Traditional Easter desserts from Trieste
pinza e titole
This time-honoured yeast dough recipe was prepared in large quantities and then used to make various baked goods.
The shape of pinza is reminiscent of the vinegar-soaked sponge that was given to Jesus by the soldiers.
Titola, on the other hand, is a braided bread with a coloured egg inserted at one end.
According to a tradition in the Catholic culture as well as the Greek and Serbian Orthodox cultures, the shape of titola recalls the nails used in the crucifixion and the red coloured egg brings to mind the stones of Calvary, stained with the bright-red blood that flowed from the cross.

The recipe below is taken from La Cucina Triestina by Maria Stelvio.

Ingredients (for 6 pinzas)

First yeast dough

50 g brewer's yeast
350 g flour
1 tsp sugar

Second dough
500 g flour
100 g sugar
50 g butter
3 eggs
2 egg yolks

Third dough
1 kg flour
350 g sugar
100 g butter
250 ml egg yolk
250 ml egg
100 ml rum
dash of salt


Before beginning, here are a few recommendations for best results: the ingredients must be at room temperature, not cold from the refrigerator; the butter must be melted and, of course, should be added to the dough while tepid; it is very important that the pinza is kneaded and left to rise in a warm and draught-free environment.

First dough
Crumble the yeast in a mixing bowl and mix it with a little warm water and a teaspoon of sugar and then add the flour.
Add enough tepid water to obtain a soft dough. Cover the bowl with a clean cloth and let it rise in a warm place with a constant temperature.

Second dough
When the first yeast dough has doubled in volume, alternately add a little at a time flour, sugar, melted tepid butter, egg yolks and eggs.
Mix well, cover the bowl with a floured napkin and let it rise in a warm place for two hours.

Third dough

When the dough has doubled in volume again, make a mound of flour on the work table, create a well in the middle and place the risen dough inside, along with the sugar, melted butter and a dash of salt.
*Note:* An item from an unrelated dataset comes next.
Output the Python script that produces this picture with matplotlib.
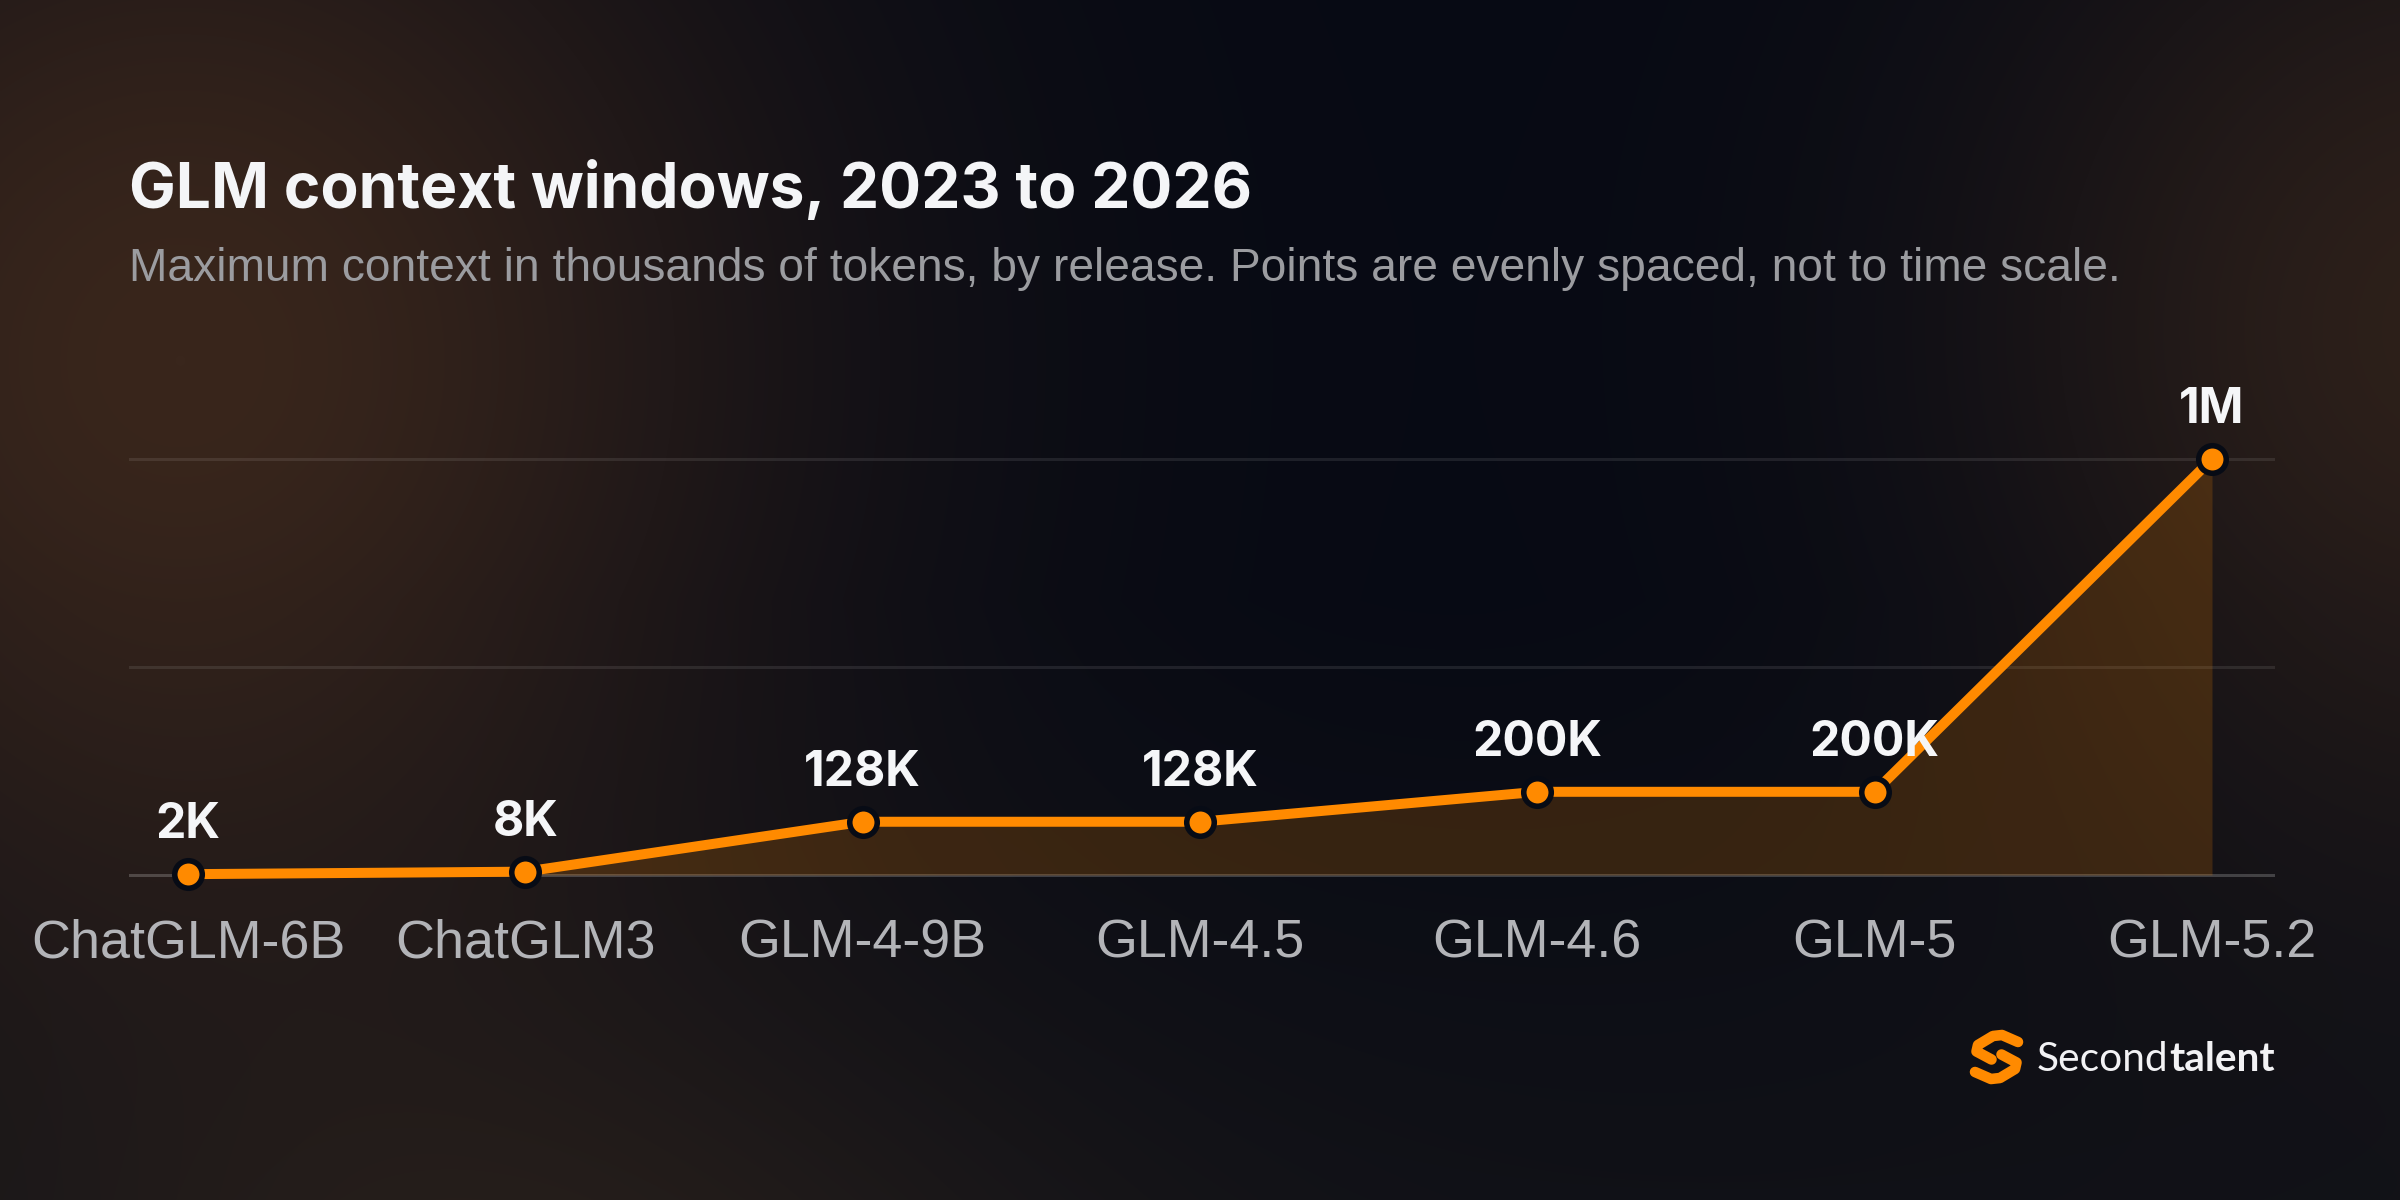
import numpy as np
import matplotlib
matplotlib.use("Agg")
import matplotlib.pyplot as plt

# ---------------- data ----------------
models = ["ChatGLM-6B", "ChatGLM3", "GLM-4-9B", "GLM-4.5", "GLM-4.6", "GLM-5", "GLM-5.2"]
context_k = [2, 8, 128, 128, 200, 200, 1000]
value_labels = ["2K", "8K", "128K", "128K", "200K", "200K", "1M"]
grid_values = [0, 500, 1000]

title = "GLM context windows, 2023 to 2026"
subtitle = "Maximum context in thousands of tokens, by release. Points are evenly spaced, not to time scale."

ORANGE = "#ff8a00"
BG = np.array([7, 10, 20]) / 255.0

W, H = 2400, 1200
fig = plt.figure(figsize=(12, 6), dpi=200)

# ---------------- background ----------------
yy, xx = np.mgrid[0:H, 0:W].astype(float)
img = np.ones((H, W, 3)) * BG

def glow(cx, cy, sx, sy, col):
    g = np.exp(-(((xx - cx) / sx) ** 2 + ((yy - cy) / sy) ** 2) / 2.0)
    return g[..., None] * (np.array(col) / 255.0)

img += glow(180, 360, 420, 430, (50, 28, 8))
img += glow(2460, 330, 340, 360, (38, 22, 6))
img += glow(550, 1330, 380, 240, (18, 11, 3))
vert = np.clip((yy - 600) / 600.0, 0, 1)[..., None] * (np.array([9, 7, 3]) / 255.0)
img += vert
img = np.clip(img, 0, 1)

bg = fig.add_axes([0, 0, 1, 1], zorder=-10)
bg.imshow(img, extent=[0, W, H, 0], aspect="auto", interpolation="bilinear")
bg.set_xlim(0, W)
bg.set_ylim(H, 0)
bg.axis("off")

# ---------------- main axes ----------------
x = np.arange(len(models))
px_per_unit = (2212 - 188) / (len(models) - 1)
left_px, right_px, top_px, bot_px = 130, 2273, 459, 875
ax = fig.add_axes([left_px / W, 1 - bot_px / H, (right_px - left_px) / W, (bot_px - top_px) / H])
ax.patch.set_alpha(0)
ax.set_xlim(-(188 - left_px) / px_per_unit, (len(models) - 1) + (right_px - 2212) / px_per_unit)
ax.set_ylim(grid_values[0], grid_values[-1])
for s in ax.spines.values():
    s.set_visible(False)
ax.set_yticks([])

for gv in grid_values:
    a = 0.20 if gv == grid_values[0] else 0.09
    ax.axhline(gv, color="white", alpha=a, lw=1.1, zorder=1, clip_on=False)

ax.fill_between(x, context_k, 0, color=ORANGE, alpha=0.18, lw=0, zorder=2)
ax.plot(x, context_k, color=ORANGE, lw=3.6, marker="o", ms=9.9, mfc=ORANGE,
        mec="#070b15", mew=2.0, clip_on=False, zorder=4, solid_joinstyle="round")

for xi, v, lab in zip(x, context_k, value_labels):
    ax.annotate(lab, xy=(xi, v), xytext=(0, 36 * 0.36), textcoords="offset points",
                ha="center", va="baseline", fontsize=17.3, fontweight="bold",
                fontfamily="Inter", color="#f5f6f8", zorder=5, annotation_clip=False)

ax.set_xticks(x)
ax.set_xticklabels(models, fontfamily="Liberation Sans", fontsize=19.4, color="#b3b4b8")
ax.tick_params(axis="x", length=0, pad=82 * 0.36)
for t in ax.get_xticklabels():
    t.set_va("baseline")

# ---------------- titles ----------------
renderer = fig.canvas.get_renderer()

def fit(t, target):
    w = t.get_window_extent(renderer).width
    t.set_fontsize(t.get_fontsize() * target / w)

t1 = fig.text(129 / W, 1 - 208 / H, title, fontsize=23.4, fontweight="bold",
              fontfamily="Inter", color="#f4f5f7", ha="left", va="baseline")
fit(t1, 1123)
t2 = fig.text(129 / W, 1 - 281 / H, subtitle, fontsize=16.5,
              fontfamily="Liberation Sans", color="#9b9ca0", ha="left", va="baseline")
fit(t2, 1991)

# ---------------- logo ----------------
top_hook = [(2018.0, 1042.0), (2002.0, 1035.0), (1993.0, 1036.0), (1978.0, 1045.0),
            (1976.5, 1051.5), (1991.5, 1059.5)]
cx, cy = 1996.5, 1057.0
bot_hook = [(2 * cx - px, 2 * cy - py) for px, py in top_hook]
for hook in (top_hook, bot_hook):
    hx, hy = zip(*hook)
    bg.plot(hx, hy, color=ORANGE, lw=3.8, solid_capstyle="round", solid_joinstyle="round")

s1 = bg.text(2037, 1071, "Second", fontsize=14, fontfamily="Lato", color="#f2f2f4",
             ha="left", va="baseline")
s2 = bg.text(0, 1071, "talent", fontsize=14, fontfamily="Lato", fontweight="bold",
             color="#f2f2f4", ha="left", va="baseline")
w1 = s1.get_window_extent(renderer).width
s2.set_x(2037 + w1 + 1)
w2 = s2.get_window_extent(renderer).width
scale = 237 / (w1 + w2)
s1.set_fontsize(14 * scale)
s2.set_fontsize(14 * scale)
w1 = s1.get_window_extent(renderer).width
s2.set_x(2037 + w1 + 1)

fig.savefig("out.png", dpi=200)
Start kneading the mixture and gradually add the rum, eggs and egg yolks.

Knead vigorously with the fists, flouring the pastry board as needed. The dough will initially be sticky, but after an hour of kneading it will become soft and so elastic that the surface will immediately become smooth again if a finger is pressed into it.

Shape into six cakes, arrange them on buttered baking paper and allow to rise in a warm place. When they have almost doubled in size, brush them with egg yolk and use scissors to make star-shaped cuts about 3 cm deep.

Preheat the oven to 180-190°C and bake one pinza at a time.

The ones that have already risen must be briefly kneaded and allowed to rise again until the oven is free. Bake for approximately 40 minutes.